## Objective
Identify each line below containing the string "React" and copy it.

## Dataset excerpt

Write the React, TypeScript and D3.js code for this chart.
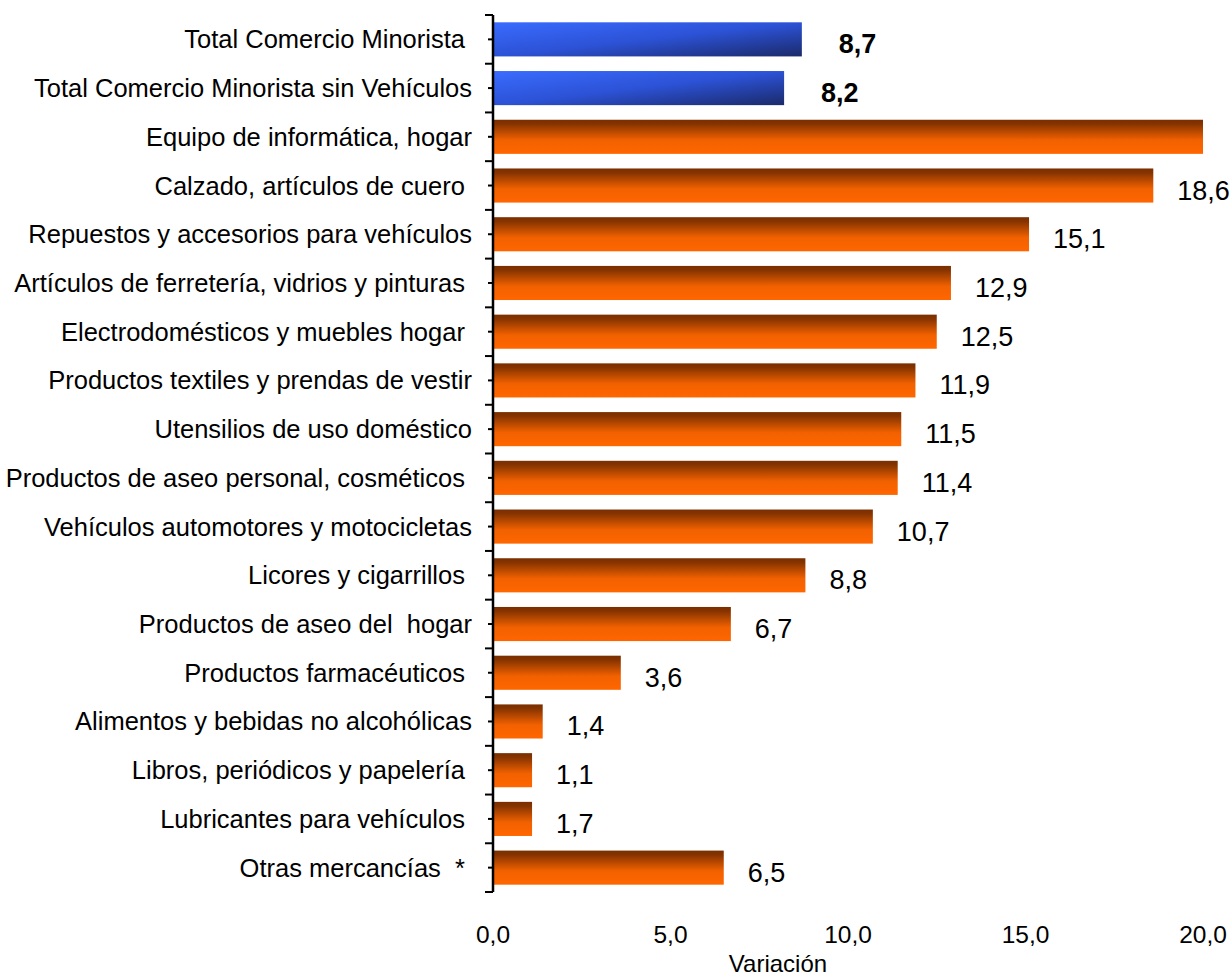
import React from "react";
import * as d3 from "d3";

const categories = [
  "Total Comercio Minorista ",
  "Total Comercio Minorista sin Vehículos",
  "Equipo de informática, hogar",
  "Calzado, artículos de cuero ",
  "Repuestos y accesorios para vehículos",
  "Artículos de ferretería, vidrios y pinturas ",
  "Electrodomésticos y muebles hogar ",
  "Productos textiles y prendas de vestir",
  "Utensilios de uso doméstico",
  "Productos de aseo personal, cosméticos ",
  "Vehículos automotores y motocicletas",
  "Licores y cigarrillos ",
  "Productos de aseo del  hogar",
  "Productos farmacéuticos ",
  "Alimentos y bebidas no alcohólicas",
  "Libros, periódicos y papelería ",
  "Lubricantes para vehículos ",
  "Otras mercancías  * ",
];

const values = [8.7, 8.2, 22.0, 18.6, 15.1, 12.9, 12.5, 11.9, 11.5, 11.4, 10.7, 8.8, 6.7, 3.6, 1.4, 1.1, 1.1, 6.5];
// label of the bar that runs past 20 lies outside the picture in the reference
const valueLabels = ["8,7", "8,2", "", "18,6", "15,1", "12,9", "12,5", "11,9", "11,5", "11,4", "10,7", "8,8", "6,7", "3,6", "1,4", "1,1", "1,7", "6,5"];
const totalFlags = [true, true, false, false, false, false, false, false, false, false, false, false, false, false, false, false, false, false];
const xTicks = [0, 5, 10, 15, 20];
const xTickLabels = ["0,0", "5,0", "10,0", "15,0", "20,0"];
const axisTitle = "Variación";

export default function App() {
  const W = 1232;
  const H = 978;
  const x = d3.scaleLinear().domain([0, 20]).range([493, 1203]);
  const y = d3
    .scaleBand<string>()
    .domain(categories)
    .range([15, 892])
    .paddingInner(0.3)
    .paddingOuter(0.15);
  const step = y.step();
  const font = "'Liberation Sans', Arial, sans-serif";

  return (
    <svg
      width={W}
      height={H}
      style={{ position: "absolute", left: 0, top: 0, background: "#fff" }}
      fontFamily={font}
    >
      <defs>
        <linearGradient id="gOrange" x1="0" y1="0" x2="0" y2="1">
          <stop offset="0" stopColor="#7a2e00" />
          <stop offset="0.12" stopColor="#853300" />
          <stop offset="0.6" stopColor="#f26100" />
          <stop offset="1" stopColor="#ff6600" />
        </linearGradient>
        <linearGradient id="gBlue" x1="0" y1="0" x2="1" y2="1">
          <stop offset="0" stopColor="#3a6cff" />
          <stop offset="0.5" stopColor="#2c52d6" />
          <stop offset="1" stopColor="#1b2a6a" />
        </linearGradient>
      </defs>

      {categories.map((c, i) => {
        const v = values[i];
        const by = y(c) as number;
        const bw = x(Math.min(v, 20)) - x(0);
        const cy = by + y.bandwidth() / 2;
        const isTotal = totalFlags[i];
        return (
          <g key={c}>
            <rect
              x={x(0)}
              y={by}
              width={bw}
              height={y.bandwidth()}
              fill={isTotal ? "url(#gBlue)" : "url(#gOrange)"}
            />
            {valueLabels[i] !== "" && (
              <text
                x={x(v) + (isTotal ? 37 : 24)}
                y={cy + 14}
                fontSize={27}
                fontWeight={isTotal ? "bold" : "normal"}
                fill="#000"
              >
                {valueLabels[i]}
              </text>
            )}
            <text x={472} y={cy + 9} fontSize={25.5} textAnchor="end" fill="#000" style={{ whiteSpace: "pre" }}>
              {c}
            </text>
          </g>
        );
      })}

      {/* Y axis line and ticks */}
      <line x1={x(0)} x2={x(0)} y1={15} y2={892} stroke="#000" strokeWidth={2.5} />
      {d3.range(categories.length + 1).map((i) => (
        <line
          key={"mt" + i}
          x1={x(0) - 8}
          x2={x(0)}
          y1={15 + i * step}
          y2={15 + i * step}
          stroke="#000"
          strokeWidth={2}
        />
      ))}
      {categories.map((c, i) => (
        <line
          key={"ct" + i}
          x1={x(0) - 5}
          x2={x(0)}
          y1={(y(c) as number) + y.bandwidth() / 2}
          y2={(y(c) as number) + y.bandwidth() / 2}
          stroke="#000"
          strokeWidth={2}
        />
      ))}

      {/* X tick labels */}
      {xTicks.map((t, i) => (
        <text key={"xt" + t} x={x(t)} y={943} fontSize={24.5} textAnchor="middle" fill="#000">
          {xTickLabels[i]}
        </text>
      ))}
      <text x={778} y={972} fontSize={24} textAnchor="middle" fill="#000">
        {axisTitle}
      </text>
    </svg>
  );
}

## Expected answer
Write the React, TypeScript and D3.js code for this chart.
import React from "react";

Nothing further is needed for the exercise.